Beef Markets Moving Past The Worst: Peel

Beef markets may be moving past the worst of the disruptions of recent weeks, said Oklahoma State University agricultural economist Derrell Peel in a letter to Extension agents called Cow/Calf Corner.

Beef markets were thrown into turmoil in March as food service markets were sharply curtailed and beef demand focused on retail grocery, Peel said.  This caused supply bottlenecks and an initial wave of disruptions in product flows.

 

COVID-19 STRIKES

 

Beginning in early April, COVID-19 began to affect employees in many packing plants, closing some and reducing slaughter rates, Peel said.  Beef production decreased from year-earlier levels for four straight weeks.

The lowest point occurred the last week of April when total cattle slaughter was down 34.8% year over year, he said.  Beef production that week was down 33.8% from a year earlier.

Significant recovery has occurred since then with estimated slaughter the week ending May 30 down 10.9% year over year, Peel said.  With cattle carcass weights increasing sharply because of delays in fed cattle marketings, estimated beef production last week was down just 7.6% from a year earlier.

 

BOXED BEEF PRICES

 

Choice boxed beef prices increased from late March until late May, he said.  After averaging less than $210 per cwt early in the year, prices increased in late March, dropped briefly in early April, before increasing to a peak at $459.04 in mid-May.  Choice boxed beef prices dropped to a weekly level of $374.04 per cwt at the end of May.

Individual beef products have been on a wide variety of dynamic paths through all the turmoil since March, Peel said.  Prices for products dependent on food service demand, including many middle meats, dropped in March before general shortages pushed them higher in April and May.

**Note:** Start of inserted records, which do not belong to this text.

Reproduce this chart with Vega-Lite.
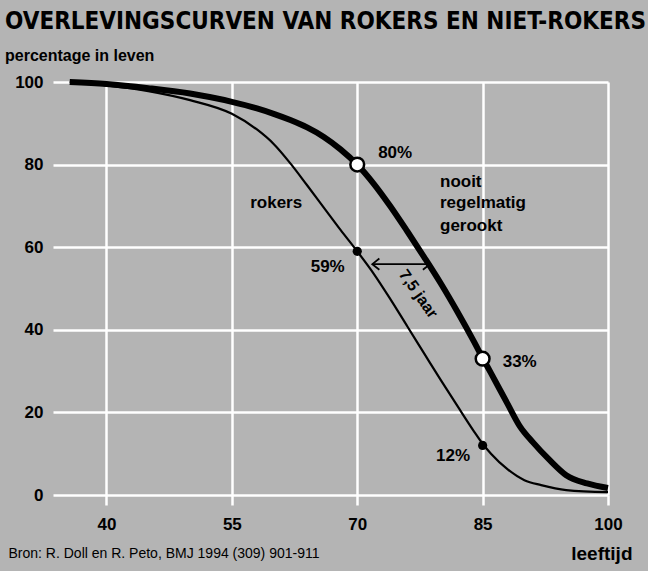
{
  "$schema": "https://vega.github.io/schema/vega-lite/v6.json",
  "width": 555,
  "height": 413,
  "autosize": {"type": "none"},
  "padding": {"left": 53, "top": 82, "right": 40, "bottom": 76},
  "background": "#b4b4b4",
  "config": {
    "view": {"stroke": null},
    "text": {"font": "Liberation Sans", "fontWeight": "bold", "fontSize": 17, "color": "black"}
  },
  "title": {
    "text": "OVERLEVINGSCURVEN VAN ROKERS EN NIET-ROKERS",
    "subtitle": "percentage in leven",
    "anchor": "start",
    "frame": "group",
    "dx": -48,
    "offset": 6,
    "font": "Liberation Sans Narrow, DejaVu Sans Condensed, Liberation Sans",
    "fontSize": 24,
    "fontWeight": "bold",
    "color": "black",
    "subtitleFont": "Liberation Sans",
    "subtitleFontSize": 16,
    "subtitleFontWeight": "bold",
    "subtitleColor": "black",
    "subtitlePadding": 14
  },
  "datasets": {
    "curves": [
      {"age": 35.6, "pct": 100, "groep": "nooit"},
      {"age": 40, "pct": 99.5, "groep": "nooit"},
      {"age": 45, "pct": 98.5, "groep": "nooit"},
      {"age": 50, "pct": 97.2, "groep": "nooit"},
      {"age": 55, "pct": 95.2, "groep": "nooit"},
      {"age": 58, "pct": 93.6, "groep": "nooit"},
      {"age": 60, "pct": 92.3, "groep": "nooit"},
      {"age": 62, "pct": 90.8, "groep": "nooit"},
      {"age": 64, "pct": 89, "groep": "nooit"},
      {"age": 66, "pct": 86.7, "groep": "nooit"},
      {"age": 68, "pct": 83.7, "groep": "nooit"},
      {"age": 70, "pct": 80, "groep": "nooit"},
      {"age": 72, "pct": 75.3, "groep": "nooit"},
      {"age": 74, "pct": 69.8, "groep": "nooit"},
      {"age": 76, "pct": 63.8, "groep": "nooit"},
      {"age": 78, "pct": 57.6, "groep": "nooit"},
      {"age": 80, "pct": 51.2, "groep": "nooit"},
      {"age": 82, "pct": 44.3, "groep": "nooit"},
      {"age": 84, "pct": 37, "groep": "nooit"},
      {"age": 85, "pct": 33.2, "groep": "nooit"},
      {"age": 86, "pct": 29.5, "groep": "nooit"},
      {"age": 88, "pct": 22, "groep": "nooit"},
      {"age": 89.5, "pct": 16.5, "groep": "nooit"},
      {"age": 91, "pct": 12.8, "groep": "nooit"},
      {"age": 93, "pct": 8.5, "groep": "nooit"},
      {"age": 95, "pct": 4.8, "groep": "nooit"},
      {"age": 97.5, "pct": 2.8, "groep": "nooit"},
      {"age": 100, "pct": 1.7, "groep": "nooit"},
      {"age": 35.6, "pct": 100, "groep": "rokers"},
      {"age": 40, "pct": 99.2, "groep": "rokers"},
      {"age": 45, "pct": 97.8, "groep": "rokers"},
      {"age": 50, "pct": 95.6, "groep": "rokers"},
      {"age": 55, "pct": 92.3, "groep": "rokers"},
      {"age": 58, "pct": 88.5, "groep": "rokers"},
      {"age": 60, "pct": 85, "groep": "rokers"},
      {"age": 62, "pct": 80.3, "groep": "rokers"},
      {"age": 64, "pct": 75, "groep": "rokers"},
      {"age": 66, "pct": 69.6, "groep": "rokers"},
      {"age": 68, "pct": 64.2, "groep": "rokers"},
      {"age": 70, "pct": 59, "groep": "rokers"},
      {"age": 72, "pct": 53.5, "groep": "rokers"},
      {"age": 74, "pct": 47.3, "groep": "rokers"},
      {"age": 76, "pct": 40.8, "groep": "rokers"},
      {"age": 78, "pct": 34.3, "groep": "rokers"},
      {"age": 80, "pct": 27.8, "groep": "rokers"},
      {"age": 82, "pct": 21.5, "groep": "rokers"},
      {"age": 84, "pct": 15.3, "groep": "rokers"},
      {"age": 85, "pct": 12.4, "groep": "rokers"},
      {"age": 86, "pct": 10, "groep": "rokers"},
      {"age": 88, "pct": 6.2, "groep": "rokers"},
      {"age": 90, "pct": 3.6, "groep": "rokers"},
      {"age": 92, "pct": 2.4, "groep": "rokers"},
      {"age": 95, "pct": 1.2, "groep": "rokers"},
      {"age": 100, "pct": 0.7, "groep": "rokers"}
    ],
    "open": [{"age": 70, "pct": 80}, {"age": 85, "pct": 33}],
    "dots": [{"age": 70, "pct": 59}, {"age": 85, "pct": 12}],
    "arrow": [{"from": 71.8, "to": 78.7, "pct": 55.9}],
    "leftLabels": [
      {"age": 72.5, "pct": 82.8, "label": "80%"},
      {"age": 87.4, "pct": 32.2, "label": "33%"},
      {"age": 79.9, "pct": 75.8, "label": "nooit"},
      {"age": 79.9, "pct": 70.7, "label": "regelmatig"},
      {"age": 79.9, "pct": 65.1, "label": "gerookt"}
    ],
    "rightLabels": [
      {"age": 68.5, "pct": 55.2, "label": "59%"},
      {"age": 83.5, "pct": 9.4, "label": "12%"}
    ],
    "centerLabels": [
      {"age": 60.3, "pct": 70.7, "label": "rokers"}
    ],
    "rotLabels": [
      {"age": 77.3, "pct": 48.7, "label": "7,5 jaar"}
    ]
  },
  "encoding": {
    "x": {
      "field": "age", "type": "quantitative",
      "scale": {"domain": [33.6, 100], "nice": false, "zero": false},
      "axis": {
        "values": [40, 55, 70, 85, 100],
        "title": "leeftijd",
        "titleX": 579, "titleY": 58, "titleAlign": "right", "titleBaseline": "middle",
        "titleFont": "Liberation Sans", "titleFontSize": 19, "titleFontWeight": "bold", "titleColor": "black",
        "labelFont": "Liberation Sans", "labelFontSize": 17, "labelFontWeight": "bold", "labelColor": "black",
        "labelFlush": false, "labelPadding": 11,
        "grid": true, "gridColor": "white", "gridWidth": 2.5, "gridOpacity": 1,
        "ticks": true, "tickColor": "white", "tickSize": 10, "tickWidth": 2.5,
        "domain": false
      }
    },
    "y": {
      "field": "pct", "type": "quantitative",
      "scale": {"domain": [0, 100], "nice": false},
      "axis": {
        "values": [0, 20, 40, 60, 80, 100],
        "title": "Bron: R. Doll en R. Peto, BMJ 1994 (309) 901-911",
        "titleAngle": 0, "titleX": -45, "titleY": 471, "titleAlign": "left", "titleBaseline": "middle",
        "titleFont": "Liberation Sans", "titleFontSize": 14, "titleFontWeight": "normal", "titleColor": "black",
        "labelFont": "Liberation Sans", "labelFontSize": 17, "labelFontWeight": "bold", "labelColor": "black",
        "labelPadding": 10,
        "grid": true, "gridColor": "white", "gridWidth": 2.5, "gridOpacity": 1,
        "ticks": false, "domain": false
      }
    }
  },
  "layer": [
    {
      "data": {"name": "curves"},
      "transform": [{"filter": "datum.groep === 'rokers'"}],
      "mark": {"type": "line", "color": "black", "strokeWidth": 2.2, "interpolate": "monotone"}
    },
    {
      "data": {"name": "curves"},
      "transform": [{"filter": "datum.groep === 'nooit'"}],
      "mark": {"type": "line", "color": "black", "strokeWidth": 6, "interpolate": "monotone"}
    },
    {
      "data": {"name": "arrow"},
      "mark": {"type": "rule", "color": "black", "strokeWidth": 1.8},
      "encoding": {"x": {"field": "from", "type": "quantitative"}, "x2": {"field": "to"}}
    },
    {
      "data": {"name": "arrow"},
      "mark": {"type": "point", "shape": "M1,-0.8L0,0L1,0.8", "filled": false, "stroke": "black", "strokeWidth": 1.8, "size": 200, "opacity": 1},
      "encoding": {"x": {"field": "from", "type": "quantitative"}}
    },
    {
      "data": {"name": "arrow"},
      "mark": {"type": "point", "shape": "M-1,-0.8L0,0L-1,0.8", "filled": false, "stroke": "black", "strokeWidth": 1.8, "size": 200, "opacity": 1},
      "encoding": {"x": {"field": "to", "type": "quantitative"}}
    },
    {
      "data": {"name": "open"},
      "mark": {"type": "point", "shape": "circle", "filled": true, "fill": "white", "stroke": "black", "strokeWidth": 2.5, "size": 190, "opacity": 1}
    },
    {
      "data": {"name": "dots"},
      "mark": {"type": "point", "shape": "circle", "filled": true, "fill": "black", "size": 85, "opacity": 1}
    },
    {
      "data": {"name": "leftLabels"},
      "mark": {"type": "text", "align": "left", "baseline": "middle"},
      "encoding": {"text": {"field": "label"}}
    },
    {
      "data": {"name": "rightLabels"},
      "mark": {"type": "text", "align": "right", "baseline": "middle"},
      "encoding": {"text": {"field": "label"}}
    },
    {
      "data": {"name": "centerLabels"},
      "mark": {"type": "text", "align": "center", "baseline": "middle"},
      "encoding": {"text": {"field": "label"}}
    },
    {
      "data": {"name": "rotLabels"},
      "mark": {"type": "text", "align": "center", "baseline": "middle", "angle": 55, "fontSize": 16},
      "encoding": {"text": {"field": "label"}}
    }
  ]
}
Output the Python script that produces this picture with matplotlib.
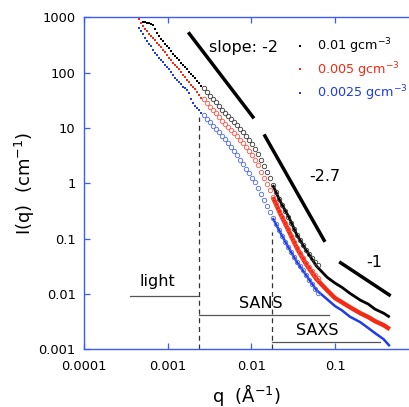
import numpy as np
import matplotlib
matplotlib.use("Agg")
import matplotlib.pyplot as plt
from matplotlib.ticker import FixedLocator, FixedFormatter, NullLocator

plt.rcParams['font.family'] = ['DejaVu Sans']

# ---------------- data ----------------
series_labels = ["0.01 gcm$^{-3}$", "0.005 gcm$^{-3}$", "0.0025 gcm$^{-3}$"]

# light scattering (small dots)
q_light = [4.54e-4, 4.80e-4, 5.07e-4, 5.36e-4, 5.66e-4, 5.98e-4, 6.32e-4, 6.67e-4,
           7.05e-4, 7.45e-4, 7.87e-4, 8.32e-4, 8.79e-4, 9.29e-4, 9.81e-4, 1.036e-3,
           1.095e-3, 1.157e-3, 1.222e-3, 1.291e-3, 1.364e-3, 1.441e-3, 1.523e-3, 1.609e-3,
           1.700e-3, 1.796e-3, 1.898e-3, 2.006e-3, 2.119e-3, 2.239e-3, 2.366e-3, 2.500e-3]
I_light_black = [np.nan, np.nan, 839, 822, 805, 789, 757, 726, 614, 520, 459, 405, 373, 329, 303, 279,
                 246, 217, 200, 184, 169, 149, 137, 126, 116, 103, 94.3, 86.8, 79.9, 70.5, 64.9, 57.2]
I_light_red = [932, 789, 696, 614, 565, 499, 459, 423, 389, 343, 316, 290, 256, 236, 208, 184,
               169, 149, 137, 126, 116, 103, 90.5, 83.3, 73.5, 67.6, 59.7, 54.9, 50.5, 44.6, 39.3, 34.7]
I_light_blue = [641, 565, 499, 423, 373, 329, 303, 256, 226, 208, 184, 169, 156, 137, 126, 116,
                103, 90.5, 79.9, 73.5, 67.6, 62.2, 54.9, 52.7, 48.5, 42.8, 33.3, 28.2, 24.9, 22.9, 21.1, 18.6]

# SANS (open circles)
q_sans = [0.00272, 0.00295, 0.00320, 0.00348, 0.00378, 0.00410, 0.00446, 0.00484, 0.00526,
          0.00571, 0.00620, 0.00673, 0.00731, 0.00794, 0.00862, 0.00936, 0.01017, 0.01104,
          0.01199, 0.01302, 0.01414, 0.01536, 0.01668, 0.01811, 0.01967, 0.02136, 0.02320,
          0.02519, 0.02736, 0.02971, 0.03227, 0.03504, 0.03806, 0.04133, 0.04489, 0.04875,
          0.05294, 0.05749, 0.06244]
I_sans_black = [52.7, 44.6, 37.7, 33.3, 29.4, 24.9, 21.1, 18.6, 16.4, 14.5, 12.8, 11.3, 9.55,
                8.43, 7.14, 6.04, 5.12, 4.15, 3.37, 2.63, 2.05, 1.59, 1.24, 0.928, 0.693, 0.518,
                0.403, 0.314, 0.245, 0.191, 0.149, 0.116, 0.0939, 0.0763, 0.0619, 0.0524, 0.0444,
                0.0376, 0.0332]
I_sans_red = [33.3, 28.2, 23.9, 21.1, 18.6, 15.7, 13.3, 11.8, 10.4, 9.16, 8.09, 7.14, 6.04, 5.33,
              4.51, 3.82, 3.24, 2.63, 2.13, 1.59, 1.24, 0.967, 0.754, 0.563, 0.421, 0.314, 0.245,
              0.191, 0.149, 0.111, 0.0864, 0.0673, 0.0547, 0.0444, 0.0361, 0.0305, 0.0258,
              0.0219, 0.0193]
I_sans_blue = [17.1, 14.5, 12.8, 10.8, 9.55, 8.43, 7.14, 6.30, 5.33, 4.51, 3.82, 3.24, 2.63, 2.22,
               1.81, 1.53, 1.24, 1.05, 0.819, 0.638, 0.497, 0.387, 0.301, 0.235, 0.183, 0.142,
               0.111, 0.0864, 0.0702, 0.0570, 0.0463, 0.0376, 0.0318, 0.0269, 0.0219, 0.0178,
               0.0150, 0.0122, 0.0103]

# SAXS (lines)
q_saxs = [0.018, 0.022, 0.028, 0.035, 0.045, 0.06, 0.08, 0.1, 0.12, 0.15, 0.2, 0.25, 0.3, 0.38, 0.45]
I_saxs_black = [0.928, 0.477, 0.245, 0.116, 0.0619, 0.0318, 0.0201, 0.01568, 0.01327, 0.0103,
                0.00773, 0.00654, 0.00531, 0.00449, 0.00381]
I_saxs_red = [0.563, 0.289, 0.1367, 0.0673, 0.0346, 0.01852, 0.01172, 0.00840, 0.00711, 0.00577,
              0.00449, 0.00381, 0.00322, 0.00273, 0.00231]
I_saxs_blue = [0.235, 0.1311, 0.0673, 0.0376, 0.0219, 0.01172, 0.00805, 0.00602, 0.00509, 0.00389,
               0.00309, 0.00241, 0.00196, 0.00152, 0.00114]

# power-law guide lines
slope_labels = ["slope: -2", "-2.7", "-1"]
slope_q = [[0.00176, 0.01074], [0.01416, 0.0757], [0.112, 0.461]]
slope_I = [[536, 14.9], [7.65, 0.0875], [0.0381, 0.00925]]
slope_label_q = [0.00794, 0.0757, 0.2916]
slope_label_I = [282, 1.31, 0.0365]

# q-ranges of the techniques
range_labels = ["light", "SANS", "SAXS"]
range_q = [[0.000355, 0.00239], [0.00239, 0.0845], [0.0178, 0.344]]
range_I = [0.0091, 0.0041, 0.00133]
range_label_q = [0.00076, 0.01313, 0.0613]
range_label_I = [0.0168, 0.00673, 0.00215]
boundary_q = [0.00239, 0.0178]
boundary_top_I = [16.0, 0.13]

x_ticks = [1e-4, 1e-3, 1e-2, 1e-1]
x_ticklabels = ["0.0001", "0.001", "0.01", "0.1"]
y_ticks = [1e-3, 1e-2, 1e-1, 1, 10, 100, 1000]
y_ticklabels = ["0.001", "0.01", "0.1", "1", "10", "100", "1000"]

# ---------------- styling ----------------
line_colors = ["black", "#f52a12", "#1f3ce8"]
circle_colors = ["#3a3a3a", "#ff5544", "#4f6ae8"]
line_widths = [2.0, 3.2, 1.8]
spine_color = "#3d5cf5"

fig = plt.figure(figsize=(4.09, 4.07), dpi=100)
ax = fig.add_axes([84/409, (407-349.3)/407, 325/409, 332/407])
ax.set_xscale('log')
ax.set_yscale('log')
ax.set_xlim(1e-4, 0.7637)
ax.set_ylim(1e-3, 1e3)

I_light = [I_light_black, I_light_red, I_light_blue]
I_sans = [I_sans_black, I_sans_red, I_sans_blue]
I_saxs = [I_saxs_black, I_saxs_red, I_saxs_blue]

handles = []
for k in range(3):
    ax.plot(q_saxs, I_saxs[k], color=line_colors[k], lw=line_widths[k], zorder=2,
            solid_capstyle='butt', solid_joinstyle='round')
for k in range(3):
    ax.plot(q_sans, I_sans[k], ls='none', marker='o', ms=3.2, mfc='none',
            mec=circle_colors[k], mew=0.6, zorder=3)
    h, = ax.plot(q_light, I_light[k], ls='none', marker='s', ms=1.7, mew=0,
                 color=line_colors[k], zorder=3)
    handles.append(h)

for qs, Is, lab, lq, lI in zip(slope_q, slope_I, slope_labels, slope_label_q, slope_label_I):
    ax.plot(qs, Is, color='black', lw=2.5, solid_capstyle='butt', zorder=4)
    ax.text(lq, lI, lab, fontsize=11.5, ha='center', va='center')

for qs, I0, lab, lq, lI in zip(range_q, range_I, range_labels, range_label_q, range_label_I):
    ax.plot(qs, [I0, I0], color='#555555', lw=0.9, zorder=1)
    ax.text(lq, lI, lab, fontsize=11.5, ha='center', va='center')

for bq, top in zip(boundary_q, boundary_top_I):
    ax.plot([bq, bq], [1e-3, top], color='#333333', lw=0.9, dashes=(4, 3), zorder=1)

leg = ax.legend(handles, series_labels, loc='upper left', bbox_to_anchor=(0.625, 0.968),
                frameon=False, fontsize=9.2, handlelength=0.6, handletextpad=1.05,
                labelspacing=0.28, markerscale=1.0, labelcolor=line_colors, borderpad=0.2)

ax.xaxis.set_major_locator(FixedLocator(x_ticks))
ax.xaxis.set_major_formatter(FixedFormatter(x_ticklabels))
ax.yaxis.set_major_locator(FixedLocator(y_ticks))
ax.yaxis.set_major_formatter(FixedFormatter(y_ticklabels))
ax.xaxis.set_minor_locator(NullLocator())
ax.yaxis.set_minor_locator(NullLocator())

ax.spines['right'].set_visible(False)
for s in ['left', 'bottom', 'top']:
    ax.spines[s].set_color(spine_color)
    ax.spines[s].set_linewidth(1.0)
ax.tick_params(which='both', direction='in', length=4.3, width=0.9, color=spine_color,
               top=True, right=False, labelsize=9.4, pad=6)
ax.tick_params(axis='x', pad=8)

ax.set_xlabel("q  (Å$^{-1}$)", fontsize=13, labelpad=6)
ax.set_ylabel("I(q)  (cm$^{-1}$)", fontsize=13)
ax.yaxis.set_label_coords(-0.145, 0.5)

fig.savefig("out.png", dpi=100)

Choice wholesale beef tenderloin dropped from an average price just under $970 per cwt early in 2020, to a weekly low of $533.33 in early April before increasing to a mid-May peak of $1,238.88 he said.  Choice tenderloin prices decreased to $1,219.68 per cwt by the end of May.

 

END CUTS SEE MORE DEMAND

 

Many end cuts showed increased demand beginning in March continuing through April and pushed prices even higher by decreased supplies to mid-May, Peel said.  For example, the price of chuck rolls increased weekly, beginning in mid-March from a pre-COVID-19 average near $266 per cwt to a peak in early May of $628.94 before dropping back to $466.03 by the end of May.

The last few weeks have revealed much about the nature of specialized beef supply chains and much about the variable demands for the wide variety of beef products, he said.  It has also revealed how market prices adjust to wild swings in product demand and supply conditions.

Additional dynamics are expected as food service continues a slow recovery and macroeconomic conditions continue to affect beef demand, but beef product markets may be settling back into a much more stable situation and with typical product price relationships re-established.

 

CATTLE, BEEF RECAP

 

Fed cattle trading was reported this week at $109 to $118 per cwt on a live basis, down $2 to $3 from last week’s range.  Dressed-basis trading was seen at $176 to $187 per cwt, down $2 to $3.

The USDA choice cutout Wednesday was down $22.83 per cwt at $295.90, while select was off $13.80 at $276.78.  The choice/select spread narrowed to $19.12 from $28.15 with 102 loads of fabricated product sold into the spot market.

The CME Feeder Cattle index for the seven days ended Tuesday was $128.65 per cwt, up $0.40.  This compares with Wednesday’s Aug contract settlement of $134.22, up $0.80.